Corn begin the week in the lower half of their 10 cent trading ranges since the beginning of the month with Managed Money still holding a sizable short position.  Dec corn was mixed overnight at 3.33 and looks to continue consolidating and looking for direction.  Welcome rains greeted newly planted fields across much of the upper Midwest over the weekend.  This week, the market will focus on planting progress, ethanol demand and early crop weather.  In addition, we’ll watch China’s demand for corn.  Crude is up sharply this morning and stock index futures are higher which is providing some outside market support.  Weekly Export Inspections will be out mid-morning today.

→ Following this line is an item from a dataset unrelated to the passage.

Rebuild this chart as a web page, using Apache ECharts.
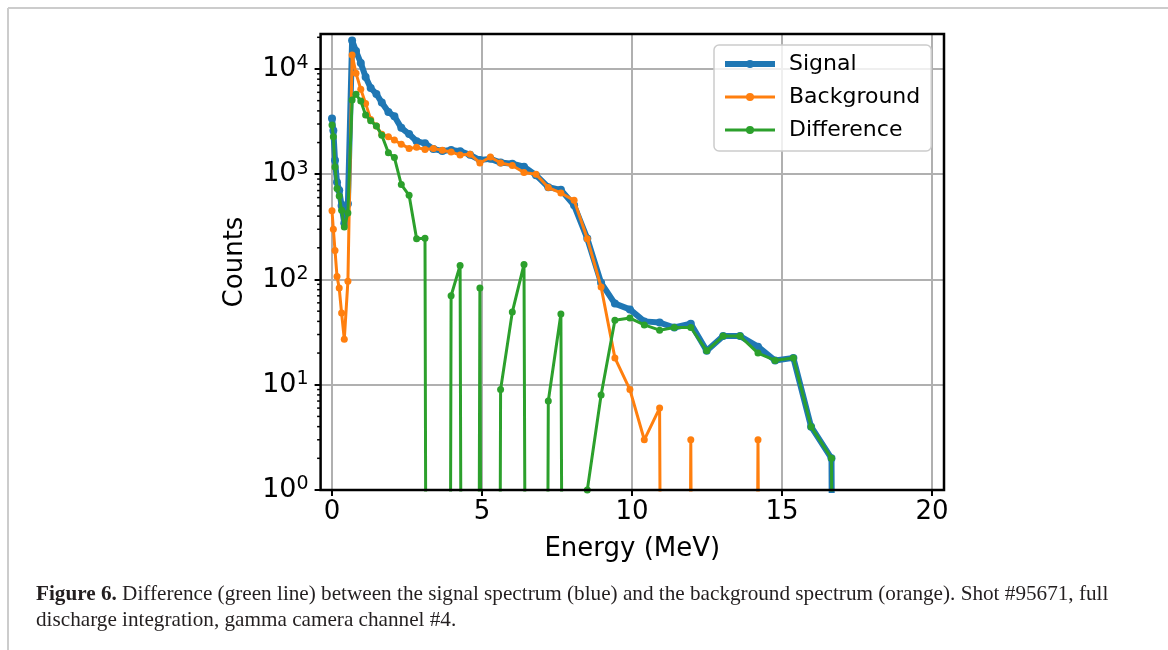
<!DOCTYPE html>
<html>
<head>
<meta charset="utf-8">
<title>Figure 6</title>
<script src="https://cdn.jsdelivr.net/npm/echarts@6/dist/echarts.min.js"></script>
<style>
  html, body { margin: 0; padding: 0; background: #fff; }
  #chart { width: 1168px; height: 650px; }
</style>
</head>
<body>
<div id="chart"></div>
<script>
// bin energies in MeV (bins get wider with energy)
const energy = [
  0.00, 0.045, 0.10, 0.167, 0.24, 0.32, 0.41, 0.53, 0.67, 0.80,
  0.96, 1.12, 1.29, 1.48, 1.66, 1.88, 2.08, 2.31, 2.57, 2.82,
  3.10, 3.38, 3.68, 3.97, 4.27, 4.60, 4.93, 5.28, 5.62, 6.01,
  6.40, 6.80, 7.21, 7.63, 8.07, 8.51, 8.97, 9.43, 9.93, 10.41,
  10.92, 11.41, 11.96, 12.49, 13.04, 13.60, 14.20, 14.77, 15.38, 15.97,
  16.65, 17.22
]
// counts per bin, 0 = empty bin (falls off the log axis)
const signal = [
  3390, 2600, 1360, 840, 703, 502, 342, 524, 18600, 14800,
  11400, 8400, 6600, 5800, 4800, 3900, 3550, 2760, 2410, 2060,
  1967, 1740, 1660, 1700, 1656, 1530, 1363, 1400, 1290, 1260,
  1180, 980, 754, 711, 507, 245, 93, 59, 52, 40,
  39, 35, 38, 21, 29, 29, 23, 17, 18, 4,
  2, 0
]
const background = [
  450, 300, 189, 107, 83, 48, 27, 96, 13600, 9100,
  6410, 4710, 3320, 2870, 2400, 2270, 2110, 1930, 1760, 1800,
  1720, 1760, 1690, 1630, 1520, 1550, 1280, 1460, 1280, 1210,
  1040, 1000, 747, 664, 565, 244, 85, 18, 9, 3,
  6, 0, 3, 0, 0, 0, 3, 0, 0, 0,
  0, 0
]
const difference = [
  2930, 2270, 1170, 731, 620, 454, 315, 428, 5070, 5740,
  4960, 3650, 3220, 2870, 2350, 1600, 1440, 798, 631, 244,
  247, 0, 0, 70, 136, 0, 83, 0, 9, 49,
  139, 0, 7, 47, 0, 1, 8, 41, 43, 37,
  33, 35, 35, 21, 29, 29, 20, 17, 18, 4,
  2, 0
]
const seriesNames = ['Signal', 'Background', 'Difference']
const seriesColors = ['#1f77b4', '#ff7f0e', '#2ca02c']

// axes ranges
const X_MIN = -0.38
const X_MAX = 20.4
const Y_MIN = 1
const Y_MAX = 21500
const X_TICK_STEP = 5
const X_TICK_MAX = 20
const Y_TICK_MAX = 10000

// layout
const FONT = 'DejaVu Sans'
const PLOT_TOP = 34
const PLOT_BOTTOM = 490
const X_ZERO_PX = 332
const PX_PER_MEV = 30
const PX_PER_DECADE = (PLOT_BOTTOM - PLOT_TOP) / Math.log10(Y_MAX / Y_MIN)
const GRID_COLOR = '#b0b0b0'

const plotLeft = X_ZERO_PX + X_MIN * PX_PER_MEV
const plotWidth = (X_MAX - X_MIN) * PX_PER_MEV
const decoYTop = PLOT_BOTTOM - Math.log10(Y_TICK_MAX / Y_MIN) * PX_PER_DECADE

// empty bins are pushed far below the axis so the line drops straight down
const FLOOR = 1e-30
const toPoints = vals => energy.map((e, i) => [e, vals[i] > 0 ? vals[i] : FLOOR])

const minorTicks = []
for (let d = 1; d <= Y_TICK_MAX; d *= 10) {
  for (let m = 2; m <= 9; m++) {
    if (m * d < Y_MAX) minorTicks.push(m * d)
  }
}

const chart = echarts.init(document.getElementById('chart'), null, { renderer: 'canvas' })

const lineSeries = [signal, background, difference].map((vals, i) => ({
  name: seriesNames[i],
  type: 'line',
  xAxisIndex: 0,
  yAxisIndex: 0,
  data: toPoints(vals),
  symbol: 'circle',
  symbolSize: i === 0 ? 8 : 7,
  showSymbol: true,
  clip: true,
  z: 2 + i,
  lineStyle: { width: i === 0 ? 6 : 3, color: seriesColors[i] },
  itemStyle: { color: seriesColors[i] },
  emphasis: { disabled: true },
}))

chart.setOption({
  animation: false,
  textStyle: { fontFamily: FONT },
  grid: [
    // data grid, its border is the frame
    {
      left: plotLeft, top: PLOT_TOP, width: plotWidth, height: PLOT_BOTTOM - PLOT_TOP,
      show: true, borderColor: '#000', borderWidth: 2.5, z: 10,
    },
    // x ticks / grid lines, spans 0..20 MeV
    {
      left: X_ZERO_PX, top: PLOT_TOP, width: X_TICK_MAX * PX_PER_MEV, height: PLOT_BOTTOM - PLOT_TOP,
    },
    // y ticks / grid lines, spans 1..1e4
    {
      left: plotLeft, top: decoYTop, width: plotWidth, height: PLOT_BOTTOM - decoYTop,
    },
  ],
  xAxis: [
    {
      gridIndex: 0, type: 'value', min: X_MIN, max: X_MAX,
      name: 'Energy (MeV)', nameLocation: 'middle', nameGap: 46,
      nameTextStyle: { fontSize: 26, color: '#000', fontFamily: FONT },
      axisLine: { show: false }, axisTick: { show: false },
      axisLabel: { show: false }, splitLine: { show: false },
    },
    {
      gridIndex: 1, type: 'value', min: 0, max: X_TICK_MAX, interval: X_TICK_STEP,
      axisLine: { show: false },
      axisTick: { show: true, length: 6, lineStyle: { color: '#000', width: 2 } },
      axisLabel: { fontSize: 26, color: '#000', margin: 9, fontFamily: FONT },
      splitLine: { show: true, lineStyle: { color: GRID_COLOR, width: 2 } },
    },
    {
      gridIndex: 2, type: 'value', min: 0, max: 1, show: false,
    },
  ],
  yAxis: [
    {
      gridIndex: 0, type: 'log', logBase: 10, min: Y_MIN, max: Y_MAX,
      name: 'Counts', nameLocation: 'middle', nameGap: 72,
      nameTextStyle: { fontSize: 26, color: '#000', fontFamily: FONT },
      axisLine: { show: false }, axisTick: { show: false },
      axisLabel: { show: false }, splitLine: { show: false },
    },
    {
      gridIndex: 1, type: 'value', min: 0, max: 1, show: false,
    },
    {
      gridIndex: 2, type: 'log', logBase: 10, min: Y_MIN, max: Y_TICK_MAX,
      axisLine: { show: false },
      axisTick: { show: true, length: 6, lineStyle: { color: '#000', width: 2 } },
      axisLabel: {
        margin: 12,
        formatter: v => '{b|10}{s|' + Math.round(Math.log10(v)) + '}',
        rich: {
          b: { fontSize: 27, lineHeight: 30, color: '#000', fontFamily: FONT },
          s: { fontSize: 19, lineHeight: 18, verticalAlign: 'top', color: '#000', fontFamily: FONT },
        },
      },
      splitLine: { show: true, lineStyle: { color: GRID_COLOR, width: 2 } },
    },
  ],
  legend: {
    data: seriesNames,
    orient: 'vertical',
    left: 714,
    top: 45,
    padding: [8, 11, 10, 8],
    itemWidth: 50,
    itemHeight: 10,
    itemGap: 11,
    lineStyle: { width: 'inherit' },
    backgroundColor: 'rgba(255,255,255,0.8)',
    borderColor: '#cccccc',
    borderWidth: 1.5,
    borderRadius: 5,
    textStyle: { fontSize: 22, color: '#000', fontFamily: FONT, padding: [0, 0, 0, 9] },
  },
  series: [
    ...lineSeries,
    {
      type: 'custom',
      xAxisIndex: 0,
      yAxisIndex: 0,
      silent: true,
      clip: false,
      data: minorTicks.map(v => [X_MIN, v]),
      renderItem: (params, api) => {
        const p = api.coord([api.value(0), api.value(1)])
        return {
          type: 'line',
          shape: { x1: p[0] - 3.5, y1: p[1], x2: p[0], y2: p[1] },
          style: { stroke: '#000', lineWidth: 1.5 },
        }
      },
    },
  ],
  graphic: [
    { type: 'line', shape: { x1: 8, y1: 8, x2: 8, y2: 650 }, style: { stroke: '#cccccc', lineWidth: 2 } },
    { type: 'line', shape: { x1: 8, y1: 8, x2: 1168, y2: 8 }, style: { stroke: '#cccccc', lineWidth: 2 } },
    {
      type: 'text', left: 36, top: 584,
      style: {
        text: '{b|Figure 6.}{n| Difference (green line) between the signal spectrum (blue) and the background spectrum (orange). Shot #95671, full}',
        rich: {
          b: { fontSize: 21.2, fontWeight: 'bold', fontFamily: 'Liberation Serif', fill: '#231f20' },
          n: { fontSize: 21.2, fontFamily: 'Liberation Serif', fill: '#231f20' },
        },
      },
    },
    {
      type: 'text', left: 36, top: 610,
      style: {
        text: 'discharge integration, gamma camera channel #4.',
        fontSize: 21.2, fontFamily: 'Liberation Serif', fill: '#231f20',
      },
    },
  ],
})
</script>
</body>
</html>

Soybean futures were higher overnight with Nov up a nickel to 8.50-1/2 and trending sideways.  Soyoil is firm, meal weak.  Improved Chinese demand may be finally getting some notice after seeing the bean market fall flat last week on competition from Brazil.  They have a ways to go to meet the Phase one deal commitments.  NOPA pegged April crush higher than expected which may be a source of lingering support.  Planting progress will also help set the direction for this week, as well as the spread of COVID-19 in Brazil and its possible impacts on shipping ports.


Winter wheat futures continued to slump overnight and are testing key support levels to start the week.  A fresh round of new lows for the move were posted in Chicago with July down 4 cents to 4.96-1/4.  July KC was down 3-3/4 cents to 4.48-1/2.  Mpls wheat is firm.   Winter wheat contracts will be subject to a break lower level if support fails.  This likely scenario is highlighted by disappointing weekly closes that favor the bears in the wheat market.  Less than adequate soil moisture levels in Western Europe and Black Sea region, as well as lower production forecasts for France may slow the tide of selling pressure in this negatively tilted market.


Live cattle futures are called steady to firmer.  Cash markets stayed strong with $120 trade in Texas at the end of the week.  Deferred contracts face pressure with fears that the backed up slaughter pace could linger into the longer range months.  Retail values appear to have topped out in value last week, with improved an slaughter pace as plants reopen from COVID-19 issues.  This could be indirectly supportive to keep product moving from packer to retailer.


Lean hog futures are called mixed as the trade monitors slaughter chain speed that has been slowed due to coronavirus impacting the work force.  The discount of futures to the cash market does offer support, however, weak closes at the end of the week sets up the start of this week with more potential selling pressure.